Dominic Ryan
- Born: 28 March 1990 (age 35) Dublin, Ireland
- Height: 1.93 m (6 ft 4 in)
- Weight: 106 kg (16 st 10 lb)
- School: Gonzaga College
- University: University College Dublin

Rugby union career
- Position(s): Flanker

Amateur team(s)
- Years: Team / Apps / (Points)
- Lansdowne /  / ()

Senior career
- Years: Team / Apps / (Points)
- 2009–2017: Leinster / 113 / (90)
- 2017–2018: Leicester Tigers / 5 / (0)

International career
- Years: Team / Apps / (Points)
- 2009–2010: Ireland U20 / 20 / (0)
- 2013–2014: Emerging Ireland / 4 / (5)
- 2011–2015: Ireland Wolfhounds / 3 / (0)
- 2014: Ireland / 1 / (0)

= Dominic Ryan =

Irish rugby union player

Dominic Ryan (born 28 March 1990) is an Irish former professional rugby union player who last played for Leicester Tigers. He was a back row player, playing at predominantly openside or blindside flanker.

During his first year in the Leinster academy, Ryan made his senior debut for the province in the Celtic League in late 2009. He made his first appearance in the Heineken Cup against Saracens in January 2011, scoring two tries. Ryan was selected as part of the Ireland Wolfhounds squad to face Scotland A and England Saxons, his first call-up to senior international duty.

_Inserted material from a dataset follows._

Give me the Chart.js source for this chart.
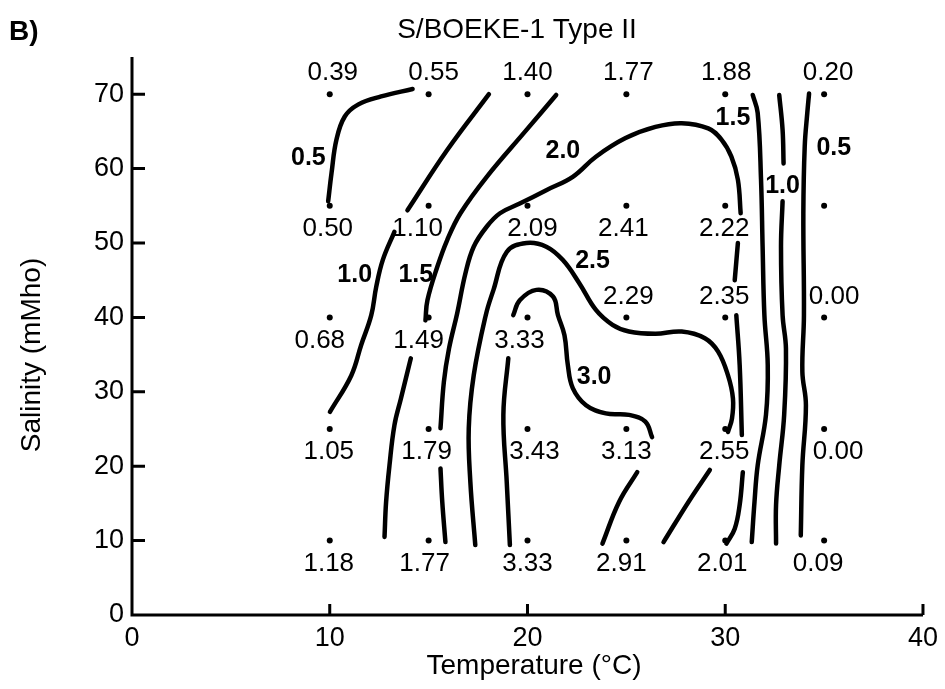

Ryan was included in the senior national squad for the 2014 Autumn internationals, making his debut starting at blindside flanker against Georgia on 16 November 2014.

On 1 June 2017, it was announced that Ryan had joined English Premiership side Leicester Tigers. In October 2017, having made four appearances for Leicester, Ryan was stood down following repeated concussions. Ryan announced his retirement in September 2018 due to concussion.